● Extracted data:
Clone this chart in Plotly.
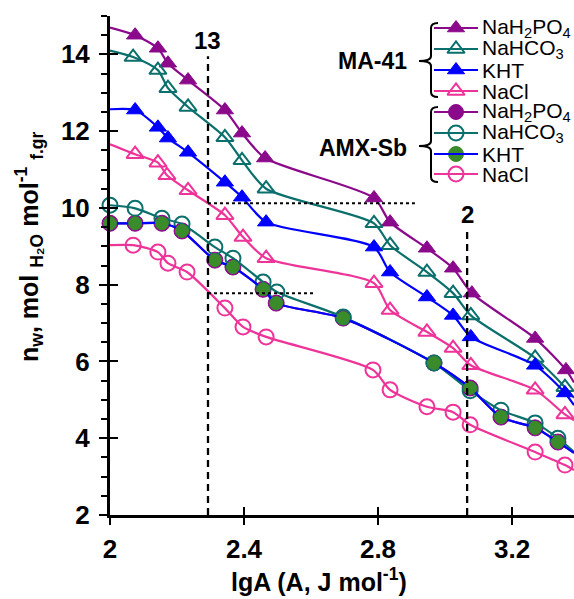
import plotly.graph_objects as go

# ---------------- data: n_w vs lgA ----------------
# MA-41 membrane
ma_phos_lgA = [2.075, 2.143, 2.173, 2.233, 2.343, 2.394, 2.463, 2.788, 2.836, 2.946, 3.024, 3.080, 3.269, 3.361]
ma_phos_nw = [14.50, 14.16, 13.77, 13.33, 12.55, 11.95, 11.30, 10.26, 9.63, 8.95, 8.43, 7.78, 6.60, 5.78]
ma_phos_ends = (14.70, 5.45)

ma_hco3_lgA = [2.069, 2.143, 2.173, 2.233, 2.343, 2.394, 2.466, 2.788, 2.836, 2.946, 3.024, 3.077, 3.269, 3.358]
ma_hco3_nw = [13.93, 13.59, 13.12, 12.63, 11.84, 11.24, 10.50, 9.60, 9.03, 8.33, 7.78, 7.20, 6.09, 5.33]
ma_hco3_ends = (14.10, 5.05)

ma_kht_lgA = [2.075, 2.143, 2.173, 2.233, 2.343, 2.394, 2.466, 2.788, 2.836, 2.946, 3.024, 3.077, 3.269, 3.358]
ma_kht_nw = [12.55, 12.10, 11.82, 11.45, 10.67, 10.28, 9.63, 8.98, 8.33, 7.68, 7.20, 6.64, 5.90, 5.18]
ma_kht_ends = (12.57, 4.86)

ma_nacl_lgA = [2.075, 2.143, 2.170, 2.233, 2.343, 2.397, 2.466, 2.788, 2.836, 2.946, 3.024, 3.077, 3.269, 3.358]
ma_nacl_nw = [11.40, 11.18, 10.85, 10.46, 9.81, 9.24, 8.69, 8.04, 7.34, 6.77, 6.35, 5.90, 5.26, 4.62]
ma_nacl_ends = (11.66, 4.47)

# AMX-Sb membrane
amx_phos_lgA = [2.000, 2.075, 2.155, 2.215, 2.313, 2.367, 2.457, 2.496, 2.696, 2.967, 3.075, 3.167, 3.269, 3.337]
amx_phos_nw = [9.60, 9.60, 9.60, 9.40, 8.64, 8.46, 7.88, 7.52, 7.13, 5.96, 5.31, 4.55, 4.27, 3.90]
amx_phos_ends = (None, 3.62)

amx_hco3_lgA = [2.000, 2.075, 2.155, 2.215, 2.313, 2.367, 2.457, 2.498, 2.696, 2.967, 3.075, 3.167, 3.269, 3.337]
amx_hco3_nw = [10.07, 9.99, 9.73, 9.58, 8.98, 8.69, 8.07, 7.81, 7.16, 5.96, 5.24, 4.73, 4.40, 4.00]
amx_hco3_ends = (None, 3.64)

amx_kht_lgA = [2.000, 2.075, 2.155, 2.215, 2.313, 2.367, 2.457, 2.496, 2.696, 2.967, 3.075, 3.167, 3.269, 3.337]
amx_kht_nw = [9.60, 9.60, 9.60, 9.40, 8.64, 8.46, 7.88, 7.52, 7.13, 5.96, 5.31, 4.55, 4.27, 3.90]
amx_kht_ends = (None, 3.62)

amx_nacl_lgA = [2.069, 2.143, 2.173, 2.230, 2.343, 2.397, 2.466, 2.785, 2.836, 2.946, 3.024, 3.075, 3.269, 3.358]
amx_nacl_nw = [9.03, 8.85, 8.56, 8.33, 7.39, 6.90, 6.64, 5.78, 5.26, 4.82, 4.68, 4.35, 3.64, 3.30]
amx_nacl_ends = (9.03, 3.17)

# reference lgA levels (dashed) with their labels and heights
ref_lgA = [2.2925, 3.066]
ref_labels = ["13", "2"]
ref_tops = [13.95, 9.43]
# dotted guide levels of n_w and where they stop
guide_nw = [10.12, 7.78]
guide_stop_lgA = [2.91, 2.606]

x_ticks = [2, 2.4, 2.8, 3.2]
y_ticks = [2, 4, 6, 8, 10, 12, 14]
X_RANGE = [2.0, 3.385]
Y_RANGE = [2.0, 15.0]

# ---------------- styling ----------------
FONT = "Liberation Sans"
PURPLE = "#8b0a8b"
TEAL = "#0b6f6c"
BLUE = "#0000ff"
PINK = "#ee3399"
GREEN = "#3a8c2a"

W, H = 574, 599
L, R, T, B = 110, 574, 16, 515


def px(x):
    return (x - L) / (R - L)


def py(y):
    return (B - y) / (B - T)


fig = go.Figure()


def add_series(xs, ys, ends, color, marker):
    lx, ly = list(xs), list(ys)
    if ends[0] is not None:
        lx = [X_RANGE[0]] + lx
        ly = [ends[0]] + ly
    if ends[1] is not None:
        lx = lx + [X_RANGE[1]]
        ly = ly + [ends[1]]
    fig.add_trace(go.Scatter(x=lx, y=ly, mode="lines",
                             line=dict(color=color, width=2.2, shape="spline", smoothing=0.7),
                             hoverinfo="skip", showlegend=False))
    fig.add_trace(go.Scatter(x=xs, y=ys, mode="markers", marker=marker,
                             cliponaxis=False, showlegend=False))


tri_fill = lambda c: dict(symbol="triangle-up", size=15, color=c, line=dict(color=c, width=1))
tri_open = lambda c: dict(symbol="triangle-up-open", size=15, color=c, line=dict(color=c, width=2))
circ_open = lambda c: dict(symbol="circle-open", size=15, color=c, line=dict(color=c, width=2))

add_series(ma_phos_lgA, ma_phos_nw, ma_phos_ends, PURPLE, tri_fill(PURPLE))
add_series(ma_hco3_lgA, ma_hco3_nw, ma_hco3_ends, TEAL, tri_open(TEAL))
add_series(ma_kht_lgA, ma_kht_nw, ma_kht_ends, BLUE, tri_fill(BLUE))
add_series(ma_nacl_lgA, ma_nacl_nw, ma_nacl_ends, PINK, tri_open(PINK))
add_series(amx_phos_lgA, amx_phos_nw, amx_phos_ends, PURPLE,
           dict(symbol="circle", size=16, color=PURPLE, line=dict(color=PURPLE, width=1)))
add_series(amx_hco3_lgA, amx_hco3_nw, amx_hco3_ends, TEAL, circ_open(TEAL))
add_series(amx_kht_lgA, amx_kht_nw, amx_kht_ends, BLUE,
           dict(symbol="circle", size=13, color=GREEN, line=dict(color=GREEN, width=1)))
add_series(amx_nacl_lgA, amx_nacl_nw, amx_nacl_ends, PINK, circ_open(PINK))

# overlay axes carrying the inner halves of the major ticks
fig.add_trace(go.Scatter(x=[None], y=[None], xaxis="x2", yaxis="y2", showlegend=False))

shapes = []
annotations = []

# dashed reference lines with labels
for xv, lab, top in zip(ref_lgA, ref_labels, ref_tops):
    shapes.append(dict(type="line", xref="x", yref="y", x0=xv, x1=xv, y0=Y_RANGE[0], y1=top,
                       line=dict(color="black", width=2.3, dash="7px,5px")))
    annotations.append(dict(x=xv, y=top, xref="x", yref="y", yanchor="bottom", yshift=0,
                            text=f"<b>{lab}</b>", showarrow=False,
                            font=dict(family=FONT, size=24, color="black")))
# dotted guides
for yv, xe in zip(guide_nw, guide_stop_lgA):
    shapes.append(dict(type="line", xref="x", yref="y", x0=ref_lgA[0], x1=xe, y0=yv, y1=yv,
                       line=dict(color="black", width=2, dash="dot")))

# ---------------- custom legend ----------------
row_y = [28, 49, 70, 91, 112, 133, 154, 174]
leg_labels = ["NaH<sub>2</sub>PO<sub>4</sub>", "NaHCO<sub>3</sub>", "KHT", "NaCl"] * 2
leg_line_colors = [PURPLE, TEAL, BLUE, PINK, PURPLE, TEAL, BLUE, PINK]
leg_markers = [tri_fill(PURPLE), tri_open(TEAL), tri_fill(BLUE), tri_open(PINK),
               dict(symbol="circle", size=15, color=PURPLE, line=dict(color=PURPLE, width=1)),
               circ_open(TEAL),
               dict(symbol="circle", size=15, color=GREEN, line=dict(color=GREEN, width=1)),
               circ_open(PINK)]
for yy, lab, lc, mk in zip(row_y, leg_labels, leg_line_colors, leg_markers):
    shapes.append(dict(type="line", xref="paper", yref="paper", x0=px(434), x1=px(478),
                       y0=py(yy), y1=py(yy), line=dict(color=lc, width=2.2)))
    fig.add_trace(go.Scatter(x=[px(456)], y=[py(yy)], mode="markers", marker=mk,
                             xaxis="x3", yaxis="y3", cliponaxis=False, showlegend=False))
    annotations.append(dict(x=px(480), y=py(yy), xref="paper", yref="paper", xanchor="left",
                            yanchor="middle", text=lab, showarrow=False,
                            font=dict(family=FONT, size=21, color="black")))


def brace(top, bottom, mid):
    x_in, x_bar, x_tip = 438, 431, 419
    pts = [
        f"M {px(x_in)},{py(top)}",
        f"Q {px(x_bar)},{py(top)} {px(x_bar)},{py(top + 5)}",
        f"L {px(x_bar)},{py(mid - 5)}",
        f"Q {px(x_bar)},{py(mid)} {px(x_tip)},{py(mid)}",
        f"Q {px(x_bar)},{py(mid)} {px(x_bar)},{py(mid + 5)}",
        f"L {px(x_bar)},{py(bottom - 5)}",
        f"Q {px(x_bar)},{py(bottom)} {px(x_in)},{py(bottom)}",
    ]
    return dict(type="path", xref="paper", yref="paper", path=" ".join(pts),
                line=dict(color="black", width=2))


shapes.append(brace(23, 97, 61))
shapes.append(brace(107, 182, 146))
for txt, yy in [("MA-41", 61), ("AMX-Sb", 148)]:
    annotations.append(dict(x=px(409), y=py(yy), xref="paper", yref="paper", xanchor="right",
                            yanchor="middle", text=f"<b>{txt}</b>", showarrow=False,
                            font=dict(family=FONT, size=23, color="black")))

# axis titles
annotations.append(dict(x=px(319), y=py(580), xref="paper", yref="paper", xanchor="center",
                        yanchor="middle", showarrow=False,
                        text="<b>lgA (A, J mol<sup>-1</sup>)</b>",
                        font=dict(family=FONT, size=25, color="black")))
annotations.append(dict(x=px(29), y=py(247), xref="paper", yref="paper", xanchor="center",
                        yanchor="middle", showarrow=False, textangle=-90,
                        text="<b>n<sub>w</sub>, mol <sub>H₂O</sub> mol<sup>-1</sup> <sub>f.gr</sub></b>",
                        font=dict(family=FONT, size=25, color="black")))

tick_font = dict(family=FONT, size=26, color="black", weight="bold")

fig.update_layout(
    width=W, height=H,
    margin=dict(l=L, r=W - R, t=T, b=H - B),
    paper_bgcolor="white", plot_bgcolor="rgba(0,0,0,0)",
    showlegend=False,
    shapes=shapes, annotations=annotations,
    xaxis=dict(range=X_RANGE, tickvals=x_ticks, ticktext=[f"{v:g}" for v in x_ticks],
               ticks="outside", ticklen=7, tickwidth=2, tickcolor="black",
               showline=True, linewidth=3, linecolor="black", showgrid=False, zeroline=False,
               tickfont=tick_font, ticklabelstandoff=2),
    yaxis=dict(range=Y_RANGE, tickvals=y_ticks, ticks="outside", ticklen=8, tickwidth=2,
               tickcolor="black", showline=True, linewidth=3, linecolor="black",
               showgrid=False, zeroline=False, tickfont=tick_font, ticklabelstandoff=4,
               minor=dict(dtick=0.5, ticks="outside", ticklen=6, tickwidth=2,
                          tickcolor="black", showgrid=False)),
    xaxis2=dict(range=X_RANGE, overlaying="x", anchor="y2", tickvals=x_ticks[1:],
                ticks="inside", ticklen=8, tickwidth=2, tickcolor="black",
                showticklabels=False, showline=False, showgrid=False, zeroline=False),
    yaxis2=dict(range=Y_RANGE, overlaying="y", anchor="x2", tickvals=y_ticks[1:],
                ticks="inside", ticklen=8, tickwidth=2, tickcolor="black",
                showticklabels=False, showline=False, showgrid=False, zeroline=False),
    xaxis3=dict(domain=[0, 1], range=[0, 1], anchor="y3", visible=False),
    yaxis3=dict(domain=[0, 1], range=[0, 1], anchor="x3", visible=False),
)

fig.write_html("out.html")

---

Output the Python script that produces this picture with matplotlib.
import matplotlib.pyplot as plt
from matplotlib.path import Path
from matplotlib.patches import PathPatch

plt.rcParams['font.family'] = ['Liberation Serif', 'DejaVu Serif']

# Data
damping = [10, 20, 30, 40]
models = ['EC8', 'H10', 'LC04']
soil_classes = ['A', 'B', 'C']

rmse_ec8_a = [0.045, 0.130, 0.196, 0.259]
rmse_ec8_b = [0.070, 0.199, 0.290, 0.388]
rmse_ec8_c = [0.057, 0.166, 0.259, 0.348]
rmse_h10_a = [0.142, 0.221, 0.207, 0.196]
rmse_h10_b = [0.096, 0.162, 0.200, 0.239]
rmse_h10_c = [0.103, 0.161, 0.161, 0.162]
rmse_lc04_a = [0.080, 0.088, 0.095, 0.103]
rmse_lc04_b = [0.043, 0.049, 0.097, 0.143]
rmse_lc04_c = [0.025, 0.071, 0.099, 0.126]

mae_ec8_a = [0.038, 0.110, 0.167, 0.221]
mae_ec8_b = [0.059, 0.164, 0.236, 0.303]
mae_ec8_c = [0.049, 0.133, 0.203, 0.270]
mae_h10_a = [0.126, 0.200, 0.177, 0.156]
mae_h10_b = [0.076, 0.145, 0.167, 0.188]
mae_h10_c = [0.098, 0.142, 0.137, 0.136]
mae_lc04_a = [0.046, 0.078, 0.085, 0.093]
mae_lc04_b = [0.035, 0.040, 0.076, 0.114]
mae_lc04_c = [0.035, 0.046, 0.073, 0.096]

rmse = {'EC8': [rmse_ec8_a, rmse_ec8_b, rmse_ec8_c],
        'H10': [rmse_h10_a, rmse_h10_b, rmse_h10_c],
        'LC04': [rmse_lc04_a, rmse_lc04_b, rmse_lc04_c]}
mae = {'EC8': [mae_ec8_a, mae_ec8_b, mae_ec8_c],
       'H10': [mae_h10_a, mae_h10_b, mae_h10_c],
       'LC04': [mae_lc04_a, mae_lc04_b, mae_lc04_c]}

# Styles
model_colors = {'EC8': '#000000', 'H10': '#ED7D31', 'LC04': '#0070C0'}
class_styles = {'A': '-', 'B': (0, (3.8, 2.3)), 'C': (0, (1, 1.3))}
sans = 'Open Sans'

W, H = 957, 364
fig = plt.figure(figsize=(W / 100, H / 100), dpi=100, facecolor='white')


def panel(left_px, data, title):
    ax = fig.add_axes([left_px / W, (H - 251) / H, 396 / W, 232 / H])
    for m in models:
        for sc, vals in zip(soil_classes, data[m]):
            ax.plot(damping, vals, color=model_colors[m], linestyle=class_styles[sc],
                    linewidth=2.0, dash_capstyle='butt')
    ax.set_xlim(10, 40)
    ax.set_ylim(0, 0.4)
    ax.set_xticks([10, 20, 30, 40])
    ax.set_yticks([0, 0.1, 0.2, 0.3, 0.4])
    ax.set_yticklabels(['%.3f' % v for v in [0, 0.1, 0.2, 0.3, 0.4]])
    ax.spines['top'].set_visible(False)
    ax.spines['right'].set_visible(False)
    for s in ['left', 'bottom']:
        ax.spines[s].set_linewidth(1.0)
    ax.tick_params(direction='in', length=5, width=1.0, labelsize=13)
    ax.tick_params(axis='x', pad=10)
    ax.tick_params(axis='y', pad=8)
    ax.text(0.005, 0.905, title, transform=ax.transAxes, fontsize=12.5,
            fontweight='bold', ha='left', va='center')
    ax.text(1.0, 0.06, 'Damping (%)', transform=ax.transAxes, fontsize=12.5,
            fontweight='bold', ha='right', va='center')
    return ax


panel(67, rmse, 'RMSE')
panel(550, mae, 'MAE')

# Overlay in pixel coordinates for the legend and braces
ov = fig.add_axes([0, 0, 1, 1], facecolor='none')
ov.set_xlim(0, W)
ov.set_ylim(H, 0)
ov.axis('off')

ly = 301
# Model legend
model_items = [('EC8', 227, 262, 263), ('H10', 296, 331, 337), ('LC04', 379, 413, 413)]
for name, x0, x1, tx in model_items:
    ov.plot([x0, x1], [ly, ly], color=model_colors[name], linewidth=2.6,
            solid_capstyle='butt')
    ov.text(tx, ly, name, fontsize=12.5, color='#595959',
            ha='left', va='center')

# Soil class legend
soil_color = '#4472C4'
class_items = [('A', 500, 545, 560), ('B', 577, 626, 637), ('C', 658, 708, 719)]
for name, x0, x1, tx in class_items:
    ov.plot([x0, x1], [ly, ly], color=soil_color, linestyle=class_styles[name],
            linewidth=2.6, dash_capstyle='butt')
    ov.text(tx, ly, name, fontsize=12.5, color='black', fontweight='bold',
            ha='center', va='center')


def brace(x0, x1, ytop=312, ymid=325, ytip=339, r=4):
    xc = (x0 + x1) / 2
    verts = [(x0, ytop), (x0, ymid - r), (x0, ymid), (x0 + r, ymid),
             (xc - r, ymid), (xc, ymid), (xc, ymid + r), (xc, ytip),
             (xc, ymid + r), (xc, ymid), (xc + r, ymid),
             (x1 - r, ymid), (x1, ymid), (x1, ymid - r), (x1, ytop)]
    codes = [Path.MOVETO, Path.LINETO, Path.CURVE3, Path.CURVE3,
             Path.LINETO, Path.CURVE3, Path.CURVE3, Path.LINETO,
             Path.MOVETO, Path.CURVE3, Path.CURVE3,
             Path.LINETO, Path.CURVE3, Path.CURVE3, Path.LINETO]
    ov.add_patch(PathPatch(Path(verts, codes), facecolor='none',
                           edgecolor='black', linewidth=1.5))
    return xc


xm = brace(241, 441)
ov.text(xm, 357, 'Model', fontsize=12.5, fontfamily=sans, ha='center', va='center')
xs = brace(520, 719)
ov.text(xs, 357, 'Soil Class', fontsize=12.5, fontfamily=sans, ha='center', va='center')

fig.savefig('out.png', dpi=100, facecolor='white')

==

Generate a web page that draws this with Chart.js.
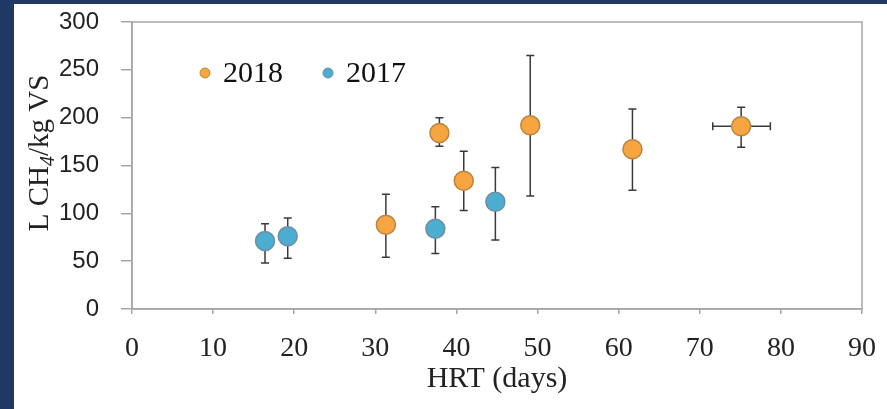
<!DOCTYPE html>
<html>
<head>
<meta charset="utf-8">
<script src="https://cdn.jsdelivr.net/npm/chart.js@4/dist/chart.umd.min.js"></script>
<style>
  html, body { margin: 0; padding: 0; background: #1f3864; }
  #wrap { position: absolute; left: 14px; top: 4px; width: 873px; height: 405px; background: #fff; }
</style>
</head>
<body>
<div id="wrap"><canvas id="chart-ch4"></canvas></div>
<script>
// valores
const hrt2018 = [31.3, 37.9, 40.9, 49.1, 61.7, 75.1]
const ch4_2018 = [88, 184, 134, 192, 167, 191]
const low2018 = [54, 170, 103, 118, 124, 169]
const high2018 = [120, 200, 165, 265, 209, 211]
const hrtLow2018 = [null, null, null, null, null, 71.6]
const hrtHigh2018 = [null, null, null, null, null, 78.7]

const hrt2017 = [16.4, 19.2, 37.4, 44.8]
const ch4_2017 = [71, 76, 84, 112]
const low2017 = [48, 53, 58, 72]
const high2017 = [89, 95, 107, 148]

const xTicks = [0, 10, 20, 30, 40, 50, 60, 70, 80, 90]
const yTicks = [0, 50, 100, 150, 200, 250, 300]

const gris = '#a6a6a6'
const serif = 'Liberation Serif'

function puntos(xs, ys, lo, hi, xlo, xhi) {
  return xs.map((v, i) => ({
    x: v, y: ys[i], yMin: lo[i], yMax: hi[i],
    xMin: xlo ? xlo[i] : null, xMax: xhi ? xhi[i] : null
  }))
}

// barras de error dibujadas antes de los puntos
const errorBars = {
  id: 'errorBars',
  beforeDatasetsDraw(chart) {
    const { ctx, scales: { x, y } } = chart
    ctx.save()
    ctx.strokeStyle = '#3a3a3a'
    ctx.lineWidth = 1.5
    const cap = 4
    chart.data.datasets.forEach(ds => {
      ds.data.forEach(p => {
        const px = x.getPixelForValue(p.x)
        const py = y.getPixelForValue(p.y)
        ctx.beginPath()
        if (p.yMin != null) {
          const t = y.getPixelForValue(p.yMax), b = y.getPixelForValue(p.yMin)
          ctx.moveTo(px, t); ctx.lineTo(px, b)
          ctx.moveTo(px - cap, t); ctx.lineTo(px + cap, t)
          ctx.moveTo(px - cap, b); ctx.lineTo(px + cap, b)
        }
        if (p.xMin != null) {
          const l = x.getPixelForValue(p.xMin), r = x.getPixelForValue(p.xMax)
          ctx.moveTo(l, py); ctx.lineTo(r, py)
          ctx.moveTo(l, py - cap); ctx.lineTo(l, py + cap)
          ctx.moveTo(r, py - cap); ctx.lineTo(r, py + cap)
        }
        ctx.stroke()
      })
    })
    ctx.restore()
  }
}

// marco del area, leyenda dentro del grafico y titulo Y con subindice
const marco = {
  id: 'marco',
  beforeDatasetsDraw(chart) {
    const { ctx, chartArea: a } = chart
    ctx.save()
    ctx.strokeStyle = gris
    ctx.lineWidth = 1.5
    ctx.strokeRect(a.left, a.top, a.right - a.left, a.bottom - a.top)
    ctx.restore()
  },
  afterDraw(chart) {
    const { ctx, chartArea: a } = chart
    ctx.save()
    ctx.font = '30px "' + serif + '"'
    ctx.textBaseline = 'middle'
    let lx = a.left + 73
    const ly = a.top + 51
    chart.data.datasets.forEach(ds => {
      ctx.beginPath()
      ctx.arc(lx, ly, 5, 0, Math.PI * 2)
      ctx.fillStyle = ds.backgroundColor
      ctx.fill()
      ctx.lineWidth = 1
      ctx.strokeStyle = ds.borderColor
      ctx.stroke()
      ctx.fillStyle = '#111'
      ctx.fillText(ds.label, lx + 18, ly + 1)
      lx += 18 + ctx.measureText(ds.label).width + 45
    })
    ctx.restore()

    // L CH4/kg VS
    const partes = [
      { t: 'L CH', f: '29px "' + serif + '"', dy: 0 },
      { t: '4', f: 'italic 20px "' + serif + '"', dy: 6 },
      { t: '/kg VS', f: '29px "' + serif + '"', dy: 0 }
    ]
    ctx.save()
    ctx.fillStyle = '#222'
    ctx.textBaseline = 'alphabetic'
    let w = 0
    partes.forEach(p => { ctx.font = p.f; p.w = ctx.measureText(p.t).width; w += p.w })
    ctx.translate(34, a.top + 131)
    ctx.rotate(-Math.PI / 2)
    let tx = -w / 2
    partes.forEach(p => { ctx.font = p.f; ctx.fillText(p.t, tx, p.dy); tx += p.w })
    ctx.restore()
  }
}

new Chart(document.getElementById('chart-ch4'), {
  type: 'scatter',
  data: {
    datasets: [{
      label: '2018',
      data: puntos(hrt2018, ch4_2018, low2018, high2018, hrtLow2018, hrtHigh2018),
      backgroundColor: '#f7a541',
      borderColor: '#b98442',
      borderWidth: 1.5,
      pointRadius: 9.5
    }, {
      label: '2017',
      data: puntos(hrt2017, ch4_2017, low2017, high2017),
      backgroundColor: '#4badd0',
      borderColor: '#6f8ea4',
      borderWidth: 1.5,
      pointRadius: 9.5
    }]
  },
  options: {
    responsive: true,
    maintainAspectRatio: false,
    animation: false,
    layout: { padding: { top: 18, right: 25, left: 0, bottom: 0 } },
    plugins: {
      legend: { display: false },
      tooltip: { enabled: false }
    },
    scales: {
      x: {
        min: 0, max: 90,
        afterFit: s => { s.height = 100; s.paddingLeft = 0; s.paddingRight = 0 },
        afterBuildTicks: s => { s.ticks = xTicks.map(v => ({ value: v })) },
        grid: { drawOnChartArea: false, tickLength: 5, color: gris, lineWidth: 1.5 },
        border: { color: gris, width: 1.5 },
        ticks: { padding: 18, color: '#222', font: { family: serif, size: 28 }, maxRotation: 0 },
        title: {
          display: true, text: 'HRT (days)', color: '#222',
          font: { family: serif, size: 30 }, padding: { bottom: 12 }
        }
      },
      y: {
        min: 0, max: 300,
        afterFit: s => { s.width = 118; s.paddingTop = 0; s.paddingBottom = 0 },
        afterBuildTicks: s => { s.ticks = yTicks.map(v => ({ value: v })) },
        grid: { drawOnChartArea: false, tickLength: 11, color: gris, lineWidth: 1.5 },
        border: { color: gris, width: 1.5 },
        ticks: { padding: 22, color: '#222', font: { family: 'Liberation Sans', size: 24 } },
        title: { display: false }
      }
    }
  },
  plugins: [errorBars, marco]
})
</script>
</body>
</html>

● What is needed:
Return the exact lines from the line with "Output the Python" to the line with "soil_classes = ['A', 'B', 'C']", inclusive of both, with nothing added.

● Complete response:
Output the Python script that produces this picture with matplotlib.
import matplotlib.pyplot as plt
from matplotlib.path import Path
from matplotlib.patches import PathPatch

plt.rcParams['font.family'] = ['Liberation Serif', 'DejaVu Serif']

# Data
damping = [10, 20, 30, 40]
models = ['EC8', 'H10', 'LC04']
soil_classes = ['A', 'B', 'C']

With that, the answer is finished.